Radio show from noon to three. I learned something useful today. Someone asked how to make your own pickled pork. I didn't know, but a guy called to say that it involves brining in a solution of a Morton's product called Tender Quick. It's a salt designed for curing meats. The answer man said he even cures his own bacon in it. I imagine you could corn your own beef with the stuff, but you'd have to start weeks before St. Patrick's Day (today!). And then the beef would be grey, not the familiar orange-red of traditional deli corned beef.

I spent the entire afternoon and most of the evening creating an advertising rate card for Mary Ann. Somebody asked us for one. First time it's happened in the three or four years we've run ads in the non-subscriber part of the website. What little material we had cited woefully dated statistics for the traffic here. We get 85,000 different people a month, looking at our content a quarter-million times. Given that I keep a whole newsletter on a single page, that's pretty good. (The vogue for most websites is to break up even short articles into many pages to raise the numbers, but I don't think any reader finds that less than irritating.)

Mary Leigh is heading back to school tomorrow, spring break over. She wanted to have one last meal with us. We settled on the new location of Bosco's, a combination of familiarity with novelty. Tony Bosco's first place in Mandeville has been one of our favorites since it opened. A couple of months ago he opened a second restaurant in the new Terra Bella community, a study in quaintness in a new subdivision not far from the I12-LA21 nexus.

Bosco's in Terra Bella.

Whoever designed the restaurant was very skillful. This place looks like the hip Italian places on the West Coast, with an airy, open feeling and a touch of the Italian trattoria. It was full when we arrived (they don't take reservations except for large parties), but the wait wasn't too long.

Shrimp remoulade.

We started with a shrimp remoulade. The shrimp are big and nicely boiled, and the remoulade sauce is a good hybrid of the red and white varieties. But the sauce is served on the side, like a dip. This is a good idea only from the standpoint of looks. The whole point of a remoulade is for the shrimp to absorb--and even be "cooked" a little by--the sharply-flavored sauce. Here's something Mary Ann and I agree on.

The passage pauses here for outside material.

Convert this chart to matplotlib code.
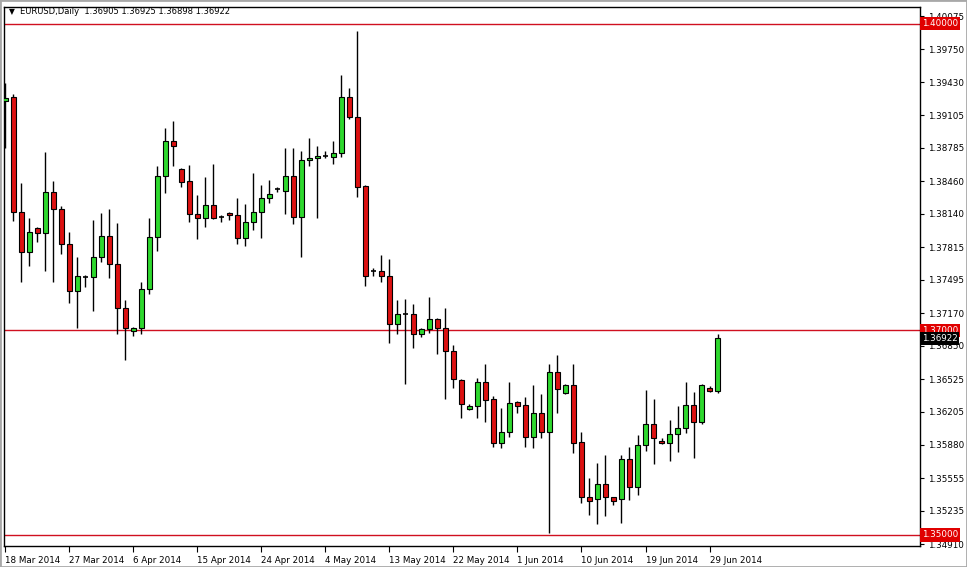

Panneed veal with shrimp and mushrooms.

Tony's house salads are unusually good, largely due to a well-made, simple, lemony vinaigrette. And the pasta with red sauce is one of the better ones around. If you like that old-style New Orleans Italian flavor, here it is. Mary Leigh got hers with panneed chicken. Mary Ann did it with half a brick of lasagna. Mine was alongside panneed veal with a cream sauce of mushrooms and shrimp. All good, although if I wanted to complain I'd say they should have taken the veal out of the pan thirty seconds sooner.

A bigger issue was another illustration of why its not a good idea to go to new restaurants. Mary Leigh said the water tasted funny. I thought: new subdivision, new water system, hasn't flushed out the off-tastes yet. (Anyone who drinks well water--as we all do on the North Shore--understands this harmless effect.) So I ordered a bottle of Acqua Panna. But the taste was still there. Aha. A dishwasher matter. The manager went back and checked the machine. Sure enough: one of the washing chemicals was off kilter. Not a sanitary defect, it left a film on the glass. A restaurant open a few months would be past things like this.

The girls loved the place and the setting, and took a walk around the neighborhood. Terra Bella. "Beautiful land." Cute.

*** Bosco's. Covington: 141 Terra Bella Blvd. 985-612-7250.